Federal Judge dismisses suit against public school officials who hid gender transition of 11 and 12-year-old siblings

A federal judge tossed a lawsuit from two Massachusetts parents who took a public school district to task for hiding their children’s gender transitions.

Earlier this year, Stephen Foote and…

A federal judge tossed a lawsuit from two Massachusetts parents who took a public school district to task for hiding their children’s gender transitions.

Earlier this year, Stephen Foote and Marissa Silvestri filed suit against staff members at Paul R. Baird Middle School, the elected school committee and the town of Ludlow, Massachusetts.

As described in the filing, the couple’s 11-year-old daughter wrote an email to school staff asking to be addressed by a pantheon of pronouns:

“I am genderqueer. … My new name will be R**** … If you deadname me or use any pronouns I am uncomfortable with I will politely tell you … A list of pronouns you can use are: she/her he/him they/them fae/faerae/aer ve/ver xe/xem ze/zir. … Please only use the ones I have listed and not the other ones. I do not like them.”

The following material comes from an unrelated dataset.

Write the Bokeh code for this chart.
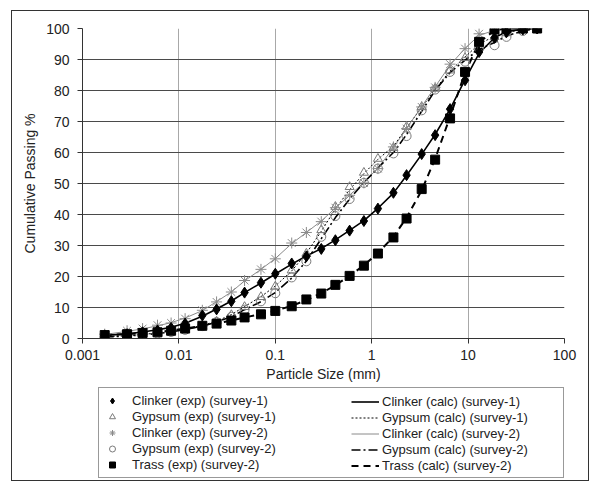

In response, the school counselor instructed staff to refer to the girl by her newly chosen male name, but to conceal the transition from her parents by using “she/her pronouns with her parents and in written emails/letters home.”

The girl’s 12-year-old brother soon asked school staff to use female pronouns for him, and the staff responded in the same way. 

Bonnie Manchester, the girl’s teacher, was uncomfortable with the secrecy and forwarded a relevant email string to the girl’s parents. Principal Stacy Monette then placed Manchester on leave before firing her. 

In the lawsuit filed April 12, the parents allege the school “impermissibly inserted themselves into the private realm” of the family and interfered with their parental rights, according to a New York Post report. 

They allege school officials called their children by their newly chosen pronouns and had private conversations with their children about gender in spite of the parent’s request not to. 

The communication between school staff and the children shows the school is “hiding it from parents intentionally,” said Andrew Beckwith, an attorney for the parents.  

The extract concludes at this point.